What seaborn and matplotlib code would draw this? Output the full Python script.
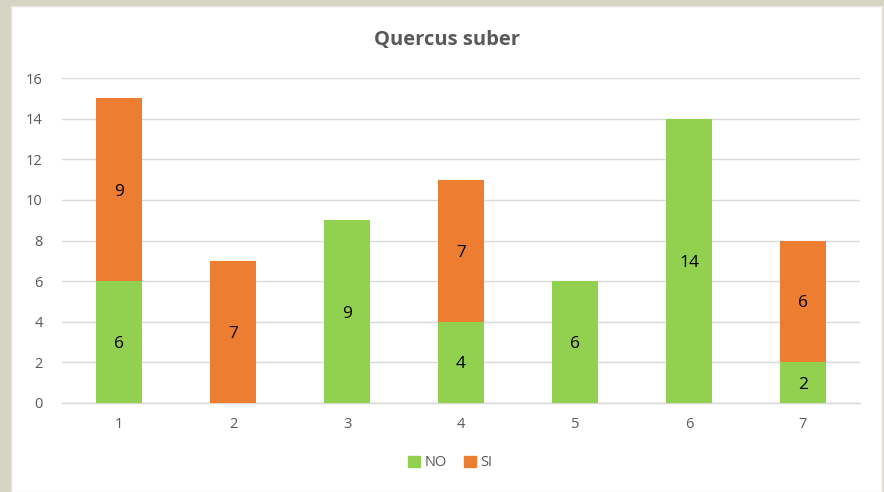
import numpy as np
import pandas as pd
import seaborn as sns
from matplotlib import pyplot as plt
from matplotlib.patches import Rectangle, Patch

# data
categories = ['1', '2', '3', '4', '5', '6', '7']
no_vals = [6, 0, 9, 4, 6, 14, 2]
si_vals = [9, 7, 0, 7, 0, 0, 6]

green = '#92D050'
orange = '#ED7D31'
grey_txt = '#595959'

df = pd.DataFrame({'cat': categories, 'NO': no_vals, 'SI': si_vals})
df['total'] = df['NO'] + df['SI']

sns.set_style('white')
plt.rcParams['font.family'] = ['Open Sans', 'DejaVu Sans']

fig = plt.figure(figsize=(8.84, 4.92), dpi=100)
fig.patch.set_facecolor('#d6d4c2')
# white chart area over the textured background
fig.patches.append(Rectangle((11 / 884, 0), 871 / 884, 1 - 6 / 492, transform=fig.transFigure,
                             facecolor='white', edgecolor='#e4e4e4', lw=1, zorder=-10))

ax = fig.add_axes([62 / 884, 1 - 403 / 492, 798 / 884, 325 / 492])
ax.set_facecolor('white')

# stacked bars: total in orange first, then NO in green on top of it
sns.barplot(data=df, x='cat', y='total', color=orange, saturation=1, width=0.4,
            linewidth=0, ax=ax, zorder=3)
sns.barplot(data=df, x='cat', y='NO', color=green, saturation=1, width=0.4,
            linewidth=0, ax=ax, zorder=4)

for i, (n, s) in enumerate(zip(no_vals, si_vals)):
    if n:
        ax.text(i, n / 2, str(n), ha='center', va='center_baseline', fontsize=12.5, color='black', zorder=5)
    if s:
        ax.text(i, n + s / 2, str(s), ha='center', va='center_baseline', fontsize=12.5, color='black', zorder=5)

ax.set_ylim(0, 16)
ax.set_xlim(-0.5, 6.5)
ax.set_yticks(range(0, 17, 2))
ax.yaxis.grid(True, color='#d9d9d9', lw=1, zorder=0)
ax.set_axisbelow(True)
for sp in ['top', 'right', 'left']:
    ax.spines[sp].set_visible(False)
ax.spines['bottom'].set_color('#d9d9d9')
ax.spines['bottom'].set_linewidth(1)
ax.tick_params(axis='both', length=0, labelsize=10.5, labelcolor=grey_txt)
ax.tick_params(axis='y', pad=14)
ax.tick_params(axis='x', pad=10)
ax.set_xlabel('')
ax.set_ylabel('')

fig.text(447 / 884, 1 - 40 / 492, 'Quercus suber', ha='center', va='center',
         fontsize=14.5, fontweight='bold', color=grey_txt)

handles = [Patch(color=green, label='NO'), Patch(color=orange, label='SI')]
fig.legend(handles=handles, loc='center', bbox_to_anchor=(450 / 884, 1 - 463 / 492), ncol=2,
           frameon=False, fontsize=10.5, labelcolor=grey_txt, handlelength=0.8, handleheight=0.8,
           handletextpad=0.3, columnspacing=1.2)

plt.savefig('out.png', dpi=100, facecolor=fig.get_facecolor())
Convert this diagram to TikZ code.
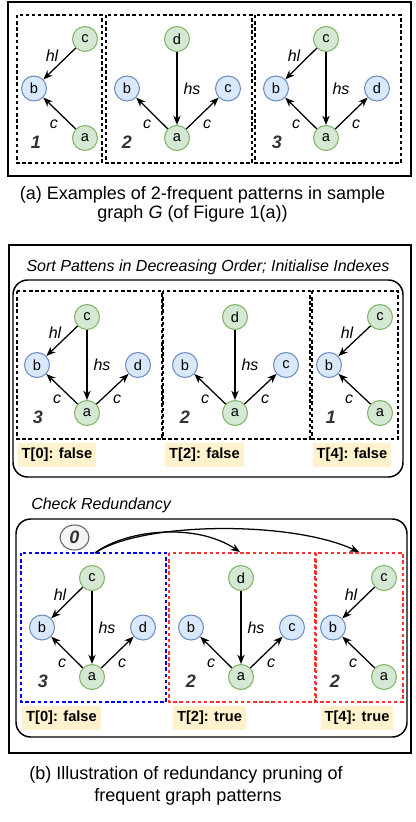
\documentclass[tikz,border=0pt]{standalone}
\usepackage{fontspec}
\setmainfont{Liberation Sans}
\usetikzlibrary{arrows.meta,shapes.geometric}
\definecolor{gfill}{HTML}{D5E8D4}
\definecolor{gline}{HTML}{82B366}
\definecolor{bfill}{HTML}{DAE8FC}
\definecolor{bline}{HTML}{6C8EBF}
\definecolor{tagfill}{HTML}{FFF2CC}
\definecolor{numgray}{HTML}{333333}
\definecolor{zfill}{HTML}{F5F5F5}
\definecolor{zline}{HTML}{666666}
\definecolor{redd}{HTML}{FF3333}
\definecolor{blued}{HTML}{0000FF}
\tikzset{
  gn/.style={circle, draw=gline, fill=gfill, line width=0.8pt, minimum size=18.75pt, inner sep=0pt, font=\fontsize{11}{12}\selectfont},
  bn/.style={circle, draw=bline, fill=bfill, line width=0.8pt, minimum size=18.75pt, inner sep=0pt, font=\fontsize{11}{12}\selectfont},
  ed/.style={-{Stealth[length=7pt,width=5.5pt]}, line width=0.95pt},
  el/.style={font=\fontsize{12}{14}\selectfont\itshape, inner sep=0pt},
  num/.style={font=\fontsize{13.5}{15}\selectfont\bfseries\itshape, text=numgray, inner sep=0pt},
  tag/.style={fill=tagfill, font=\fontsize{11}{13}\selectfont\bfseries, minimum height=18pt, inner xsep=3pt, inner ysep=0pt},
  dbox/.style={line width=0.95pt, dash pattern=on 2.6pt off 2pt},
  frame/.style={line width=1.8pt},
  rbox/.style={line width=1.1pt, rounded corners=11pt},
  captxt/.style={font=\fontsize{13.5}{16}\selectfont, inner sep=0pt},
  ttl/.style={font=\fontsize{12}{14}\selectfont\itshape, inner sep=0pt}
}
% pattern with c top, b left, d right, a bottom
\newcommand\patThree[5]{%
\begin{scope}[shift={(#2,#3)}]
  \node[gn] (#1t) at (0,0) {c};
  \node[bn] (#1b) at (-50,#4) {b};
  \node[bn] (#1r) at (51,#4) {d};
  \node[gn] (#1a) at (0,2*#4) {a};
  \draw[ed] (#1t) -- (#1b);
  \draw[ed] (#1t) -- (#1a);
  \draw[ed] (#1a) -- (#1b);
  \draw[ed] (#1a) -- (#1r);
  \node[el] (#1l1) at (-32,0.33*#4) {hl};
  \node[el] (#1l2) at (15,#4) {hs};
  \node[el] (#1l3) at (-30,1.72*#4) {c};
  \node[el] (#1l4) at (30,1.72*#4) {c};
  \node[num] (#1n) at (-49,2.08*#4) {#5};
\end{scope}}
% pattern with d top, b left, c right, a bottom
\newcommand\patTwo[5]{%
\begin{scope}[shift={(#2,#3)}]
  \node[gn] (#1t) at (0,0) {d};
  \node[bn] (#1b) at (-50,#4) {b};
  \node[bn] (#1r) at (51,#4) {c};
  \node[gn] (#1a) at (0,2*#4) {a};
  \draw[ed] (#1t) -- (#1a);
  \draw[ed] (#1a) -- (#1b);
  \draw[ed] (#1a) -- (#1r);
  \node[el] (#1l2) at (15,#4) {hs};
  \node[el] (#1l3) at (-30,1.72*#4) {c};
  \node[el] (#1l4) at (30,1.72*#4) {c};
  \node[num] (#1n) at (-50,2.08*#4) {#5};
\end{scope}}
% pattern with c top-right, b left, a bottom-right
\newcommand\patOne[5]{%
\begin{scope}[shift={(#2,#3)}]
  \node[gn] (#1t) at (0,0) {c};
  \node[bn] (#1b) at (-51,#4) {b};
  \node[gn] (#1a) at (0,2*#4) {a};
  \draw[ed] (#1t) -- (#1b);
  \draw[ed] (#1a) -- (#1b);
  \node[el] (#1l1) at (-33,0.33*#4) {hl};
  \node[el] (#1l3) at (-31,1.72*#4) {c};
  \node[num] (#1n) at (-49,2.08*#4) {#5};
\end{scope}}
\begin{document}
\begin{tikzpicture}[x=0.75pt,y=-0.75pt]
\useasboundingbox (0,0) rectangle (415,822);
% ---------- (a) ----------
\draw[frame] (8,2) rectangle (411,176);
\draw[dbox] (17,15) rectangle (102,163);
\draw[dbox] (106,15) rectangle (252,163);
\draw[dbox] (255,15) rectangle (401,163);
\patOne{pa}{85}{39}{49.5}{1}
\patTwo{pb}{177}{39}{49.5}{2}
\patThree{pc}{326}{39}{49.5}{3}
\node[captxt] (capa1) at (202.5,195) {(a) Examples of 2-frequent patterns in sample};
\node[captxt] (capa2) at (192.5,213.5) {graph \textit{G} (of Figure 1(a))};
% ---------- (b) ----------
\draw[frame] (9,245) rectangle (411,753);
\node[ttl] (t1) at (208,267) {Sort Pattens in Decreasing Order; Initialise Indexes};
\draw[rbox] (13,280) rectangle (403,477);
\draw[dbox] (17,291) rectangle (162,439);
\draw[dbox] (163,291) rectangle (310,439);
\draw[dbox] (312,291) rectangle (398,439);
\patThree{ma}{87}{317}{48}{3}
\patTwo{mb}{235}{317}{48}{2}
\patOne{mc}{380}{317}{48}{1}
\node[tag] (mt0) at (57,455) {T[0]: false};
\node[tag] (mt2) at (204.5,455) {T[2]: false};
\node[tag] (mt4) at (352,455) {T[4]: false};
\node[ttl, anchor=west] (t2) at (31,505) {Check Redundancy};
\draw[rbox] (16,519) rectangle (407,737);
\draw[dbox, draw=blued] (21,553) rectangle (166,702);
\draw[dbox, draw=redd] (169,553) rectangle (315,702);
\draw[dbox, draw=redd] (316,553) rectangle (403,702);
\patThree{ba}{92}{578}{49.5}{3}
\patTwo{bb}{241}{578}{49.5}{2}
\patOne{bc}{384}{578}{49.5}{2}
\node[ellipse, draw=zline, fill=zfill, line width=0.8pt, minimum width=21.75pt, minimum height=18.75pt, inner sep=0pt, font=\fontsize{13.5}{15}\selectfont\bfseries\itshape, text=numgray] (zero) at (74.5,537.5) {0};
\coordinate (src) at (95,553);
\coordinate (dst1) at (240,552);
\coordinate (dst2) at (359,552);
\draw[ed] (src) .. controls (125,530) and (195,522) .. (dst1);
\draw[ed] (src) .. controls (140,522) and (290,520) .. (dst2);
\node[tag] (bt0) at (61.5,717.5) {T[0]: false};
\node[tag] (bt2) at (209.5,717.5) {T[2]: true};
\node[tag] (bt4) at (357,717.5) {T[4]: true};
\node[captxt] (capb1) at (186,775) {(b) Illustration of redundancy pruning of};
\node[captxt] (capb2) at (188,797) {frequent graph patterns};
\end{tikzpicture}
\end{document}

====

▶ [DIRECTIVE]: Set down word for word the lines from the first entry through the line with "from matplotlib.patches import", both included, omitting pictures.

▶ [RESPONSE]:
What seaborn and matplotlib code would draw this? Output the full Python script.
import numpy as np
import pandas as pd
import seaborn as sns
from matplotlib import pyplot as plt
from matplotlib.patches import Rectangle, Patch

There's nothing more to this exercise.